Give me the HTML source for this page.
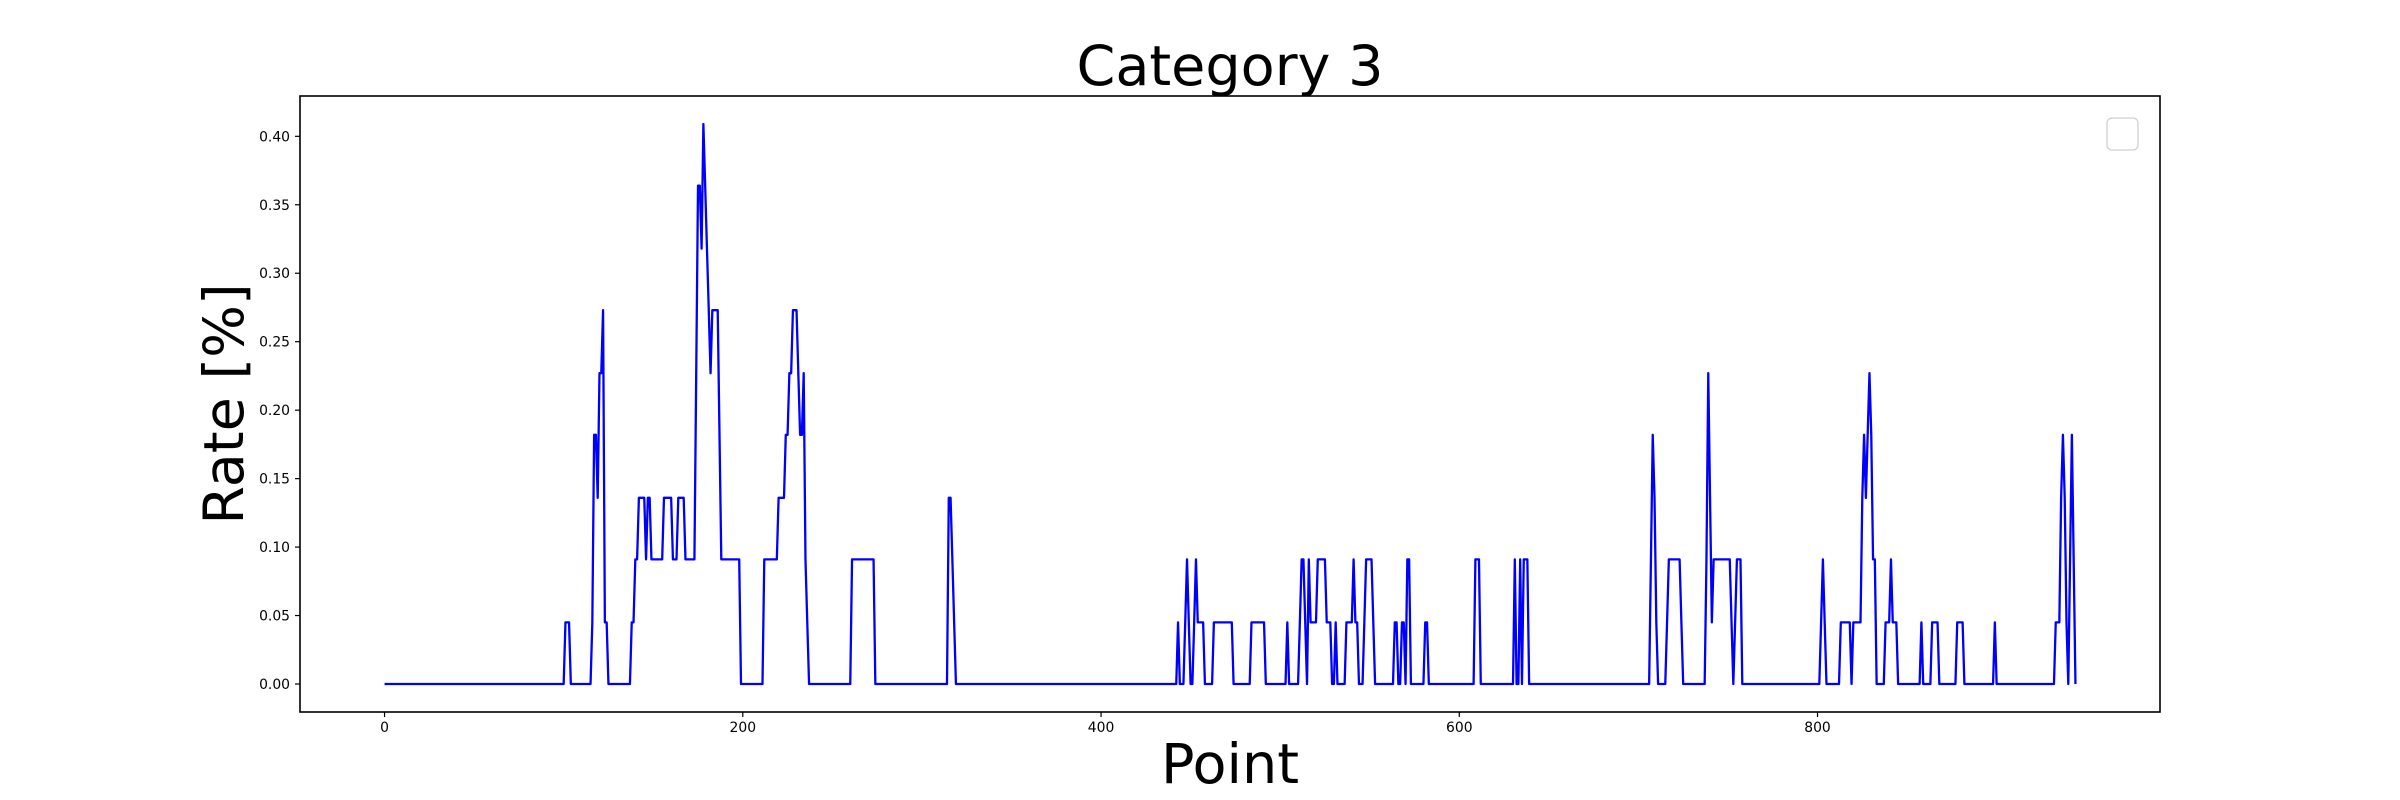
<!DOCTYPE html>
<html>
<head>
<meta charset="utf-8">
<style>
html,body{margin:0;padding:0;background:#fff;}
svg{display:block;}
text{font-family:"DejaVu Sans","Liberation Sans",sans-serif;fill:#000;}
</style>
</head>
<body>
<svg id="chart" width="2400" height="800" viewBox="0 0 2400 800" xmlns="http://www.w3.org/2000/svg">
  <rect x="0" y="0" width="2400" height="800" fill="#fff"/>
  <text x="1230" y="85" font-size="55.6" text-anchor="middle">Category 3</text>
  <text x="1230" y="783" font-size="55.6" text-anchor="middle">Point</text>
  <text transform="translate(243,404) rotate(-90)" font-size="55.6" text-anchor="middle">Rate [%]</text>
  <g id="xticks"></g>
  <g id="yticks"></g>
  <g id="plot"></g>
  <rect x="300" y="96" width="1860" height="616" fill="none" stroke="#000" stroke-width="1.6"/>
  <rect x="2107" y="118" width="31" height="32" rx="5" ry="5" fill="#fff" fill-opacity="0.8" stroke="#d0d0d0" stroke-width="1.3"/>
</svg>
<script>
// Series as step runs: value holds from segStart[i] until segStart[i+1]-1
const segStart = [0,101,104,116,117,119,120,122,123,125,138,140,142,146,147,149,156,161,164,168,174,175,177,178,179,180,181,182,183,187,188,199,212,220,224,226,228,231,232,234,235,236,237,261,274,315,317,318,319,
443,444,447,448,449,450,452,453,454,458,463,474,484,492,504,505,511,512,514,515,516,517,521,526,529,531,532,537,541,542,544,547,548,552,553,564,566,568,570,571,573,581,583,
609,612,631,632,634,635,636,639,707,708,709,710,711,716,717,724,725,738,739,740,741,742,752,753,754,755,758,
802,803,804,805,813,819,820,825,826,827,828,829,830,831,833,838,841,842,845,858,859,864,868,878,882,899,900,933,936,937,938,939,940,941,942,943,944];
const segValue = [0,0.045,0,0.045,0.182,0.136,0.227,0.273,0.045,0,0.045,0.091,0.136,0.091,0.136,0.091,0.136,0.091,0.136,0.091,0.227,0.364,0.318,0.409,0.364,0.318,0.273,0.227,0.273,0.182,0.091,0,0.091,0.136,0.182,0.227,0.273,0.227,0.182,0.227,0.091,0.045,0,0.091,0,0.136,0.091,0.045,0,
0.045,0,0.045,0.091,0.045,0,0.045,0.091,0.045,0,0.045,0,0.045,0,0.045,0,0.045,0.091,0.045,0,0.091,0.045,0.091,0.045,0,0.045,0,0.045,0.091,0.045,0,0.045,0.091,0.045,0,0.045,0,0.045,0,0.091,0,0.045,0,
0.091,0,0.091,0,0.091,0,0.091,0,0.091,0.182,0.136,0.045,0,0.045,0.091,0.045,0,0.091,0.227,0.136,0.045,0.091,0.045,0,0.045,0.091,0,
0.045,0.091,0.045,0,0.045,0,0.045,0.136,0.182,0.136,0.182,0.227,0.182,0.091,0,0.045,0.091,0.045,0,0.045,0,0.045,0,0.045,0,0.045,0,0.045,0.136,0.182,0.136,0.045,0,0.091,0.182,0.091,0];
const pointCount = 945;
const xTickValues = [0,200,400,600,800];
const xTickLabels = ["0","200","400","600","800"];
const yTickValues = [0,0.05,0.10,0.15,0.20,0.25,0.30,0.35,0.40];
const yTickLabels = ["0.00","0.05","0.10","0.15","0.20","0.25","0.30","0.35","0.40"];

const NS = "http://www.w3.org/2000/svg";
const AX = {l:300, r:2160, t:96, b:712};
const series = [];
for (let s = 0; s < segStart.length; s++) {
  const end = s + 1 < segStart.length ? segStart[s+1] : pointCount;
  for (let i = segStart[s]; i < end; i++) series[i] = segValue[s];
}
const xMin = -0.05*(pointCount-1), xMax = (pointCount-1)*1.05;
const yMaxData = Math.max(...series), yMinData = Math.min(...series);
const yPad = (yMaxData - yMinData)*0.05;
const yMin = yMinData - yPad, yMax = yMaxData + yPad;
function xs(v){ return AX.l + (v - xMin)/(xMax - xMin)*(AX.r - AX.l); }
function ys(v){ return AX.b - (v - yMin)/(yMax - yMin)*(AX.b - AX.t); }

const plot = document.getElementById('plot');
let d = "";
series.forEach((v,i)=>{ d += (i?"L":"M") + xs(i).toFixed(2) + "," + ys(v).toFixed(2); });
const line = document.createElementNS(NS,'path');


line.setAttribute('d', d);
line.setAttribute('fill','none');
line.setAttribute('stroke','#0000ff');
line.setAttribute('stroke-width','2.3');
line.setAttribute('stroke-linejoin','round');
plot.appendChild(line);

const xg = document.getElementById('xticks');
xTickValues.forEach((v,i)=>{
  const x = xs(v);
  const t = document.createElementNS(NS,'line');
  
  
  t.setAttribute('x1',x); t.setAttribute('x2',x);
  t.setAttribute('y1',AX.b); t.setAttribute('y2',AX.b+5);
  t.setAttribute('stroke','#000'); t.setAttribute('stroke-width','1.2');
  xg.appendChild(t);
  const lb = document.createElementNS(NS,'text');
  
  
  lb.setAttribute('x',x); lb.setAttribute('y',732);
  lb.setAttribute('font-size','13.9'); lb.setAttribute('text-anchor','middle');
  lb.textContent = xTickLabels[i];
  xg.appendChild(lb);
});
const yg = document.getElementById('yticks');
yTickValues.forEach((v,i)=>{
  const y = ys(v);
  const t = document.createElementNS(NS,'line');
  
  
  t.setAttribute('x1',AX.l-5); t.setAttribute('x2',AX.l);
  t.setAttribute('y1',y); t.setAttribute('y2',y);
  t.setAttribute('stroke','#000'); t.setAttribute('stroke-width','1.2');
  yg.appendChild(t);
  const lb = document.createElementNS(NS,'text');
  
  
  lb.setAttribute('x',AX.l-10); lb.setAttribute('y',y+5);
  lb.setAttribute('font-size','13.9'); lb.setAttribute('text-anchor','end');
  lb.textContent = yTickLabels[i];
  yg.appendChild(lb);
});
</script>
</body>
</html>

::::::::

▶ [Work required] Reproduce the data above in full, exactly as it is, with the pictures left out.

▶ [Final answer]
Give me the HTML source for this page.
<!DOCTYPE html>
<html>
<head>
<meta charset="utf-8">
<style>
html,body{margin:0;padding:0;background:#fff;}
svg{display:block;}
text{font-family:"DejaVu Sans","Liberation Sans",sans-serif;fill:#000;}
</style>
</head>
<body>
<svg id="chart" width="2400" height="800" viewBox="0 0 2400 800" xmlns="http://www.w3.org/2000/svg">
  <rect x="0" y="0" width="2400" height="800" fill="#fff"/>
  <text x="1230" y="85" font-size="55.6" text-anchor="middle">Category 3</text>
  <text x="1230" y="783" font-size="55.6" text-anchor="middle">Point</text>
  <text transform="translate(243,404) rotate(-90)" font-size="55.6" text-anchor="middle">Rate [%]</text>
  <g id="xticks"></g>
  <g id="yticks"></g>
  <g id="plot"></g>
  <rect x="300" y="96" width="1860" height="616" fill="none" stroke="#000" stroke-width="1.6"/>
  <rect x="2107" y="118" width="31" height="32" rx="5" ry="5" fill="#fff" fill-opacity="0.8" stroke="#d0d0d0" stroke-width="1.3"/>
</svg>
<script>
// Series as step runs: value holds from segStart[i] until segStart[i+1]-1
const segStart = [0,101,104,116,117,119,120,122,123,125,138,140,142,146,147,149,156,161,164,168,174,175,177,178,179,180,181,182,183,187,188,199,212,220,224,226,228,231,232,234,235,236,237,261,274,315,317,318,319,
443,444,447,448,449,450,452,453,454,458,463,474,484,492,504,505,511,512,514,515,516,517,521,526,529,531,532,537,541,542,544,547,548,552,553,564,566,568,570,571,573,581,583,
609,612,631,632,634,635,636,639,707,708,709,710,711,716,717,724,725,738,739,740,741,742,752,753,754,755,758,
802,803,804,805,813,819,820,825,826,827,828,829,830,831,833,838,841,842,845,858,859,864,868,878,882,899,900,933,936,937,938,939,940,941,942,943,944];
const segValue = [0,0.045,0,0.045,0.182,0.136,0.227,0.273,0.045,0,0.045,0.091,0.136,0.091,0.136,0.091,0.136,0.091,0.136,0.091,0.227,0.364,0.318,0.409,0.364,0.318,0.273,0.227,0.273,0.182,0.091,0,0.091,0.136,0.182,0.227,0.273,0.227,0.182,0.227,0.091,0.045,0,0.091,0,0.136,0.091,0.045,0,
0.045,0,0.045,0.091,0.045,0,0.045,0.091,0.045,0,0.045,0,0.045,0,0.045,0,0.045,0.091,0.045,0,0.091,0.045,0.091,0.045,0,0.045,0,0.045,0.091,0.045,0,0.045,0.091,0.045,0,0.045,0,0.045,0,0.091,0,0.045,0,
0.091,0,0.091,0,0.091,0,0.091,0,0.091,0.182,0.136,0.045,0,0.045,0.091,0.045,0,0.091,0.227,0.136,0.045,0.091,0.045,0,0.045,0.091,0,
0.045,0.091,0.045,0,0.045,0,0.045,0.136,0.182,0.136,0.182,0.227,0.182,0.091,0,0.045,0.091,0.045,0,0.045,0,0.045,0,0.045,0,0.045,0,0.045,0.136,0.182,0.136,0.045,0,0.091,0.182,0.091,0];
const pointCount = 945;
const xTickValues = [0,200,400,600,800];
const xTickLabels = ["0","200","400","600","800"];
const yTickValues = [0,0.05,0.10,0.15,0.20,0.25,0.30,0.35,0.40];
const yTickLabels = ["0.00","0.05","0.10","0.15","0.20","0.25","0.30","0.35","0.40"];

const NS = "http://www.w3.org/2000/svg";
const AX = {l:300, r:2160, t:96, b:712};
const series = [];
for (let s = 0; s < segStart.length; s++) {
  const end = s + 1 < segStart.length ? segStart[s+1] : pointCount;
  for (let i = segStart[s]; i < end; i++) series[i] = segValue[s];
}
const xMin = -0.05*(pointCount-1), xMax = (pointCount-1)*1.05;
const yMaxData = Math.max(...series), yMinData = Math.min(...series);
const yPad = (yMaxData - yMinData)*0.05;
const yMin = yMinData - yPad, yMax = yMaxData + yPad;
function xs(v){ return AX.l + (v - xMin)/(xMax - xMin)*(AX.r - AX.l); }
function ys(v){ return AX.b - (v - yMin)/(yMax - yMin)*(AX.b - AX.t); }

const plot = document.getElementById('plot');
let d = "";
series.forEach((v,i)=>{ d += (i?"L":"M") + xs(i).toFixed(2) + "," + ys(v).toFixed(2); });
const line = document.createElementNS(NS,'path');


line.setAttribute('d', d);
line.setAttribute('fill','none');
line.setAttribute('stroke','#0000ff');
line.setAttribute('stroke-width','2.3');
line.setAttribute('stroke-linejoin','round');
plot.appendChild(line);

const xg = document.getElementById('xticks');
xTickValues.forEach((v,i)=>{
  const x = xs(v);
  const t = document.createElementNS(NS,'line');
  
  
  t.setAttribute('x1',x); t.setAttribute('x2',x);
  t.setAttribute('y1',AX.b); t.setAttribute('y2',AX.b+5);
  t.setAttribute('stroke','#000'); t.setAttribute('stroke-width','1.2');
  xg.appendChild(t);
  const lb = document.createElementNS(NS,'text');
  
  
  lb.setAttribute('x',x); lb.setAttribute('y',732);
  lb.setAttribute('font-size','13.9'); lb.setAttribute('text-anchor','middle');
  lb.textContent = xTickLabels[i];
  xg.appendChild(lb);
});
const yg = document.getElementById('yticks');
yTickValues.forEach((v,i)=>{
  const y = ys(v);
  const t = document.createElementNS(NS,'line');
  
  
  t.setAttribute('x1',AX.l-5); t.setAttribute('x2',AX.l);
  t.setAttribute('y1',y); t.setAttribute('y2',y);
  t.setAttribute('stroke','#000'); t.setAttribute('stroke-width','1.2');
  yg.appendChild(t);
  const lb = document.createElementNS(NS,'text');
  
  
  lb.setAttribute('x',AX.l-10); lb.setAttribute('y',y+5);
  lb.setAttribute('font-size','13.9'); lb.setAttribute('text-anchor','end');
  lb.textContent = yTickLabels[i];
  yg.appendChild(lb);
});
</script>
</body>
</html>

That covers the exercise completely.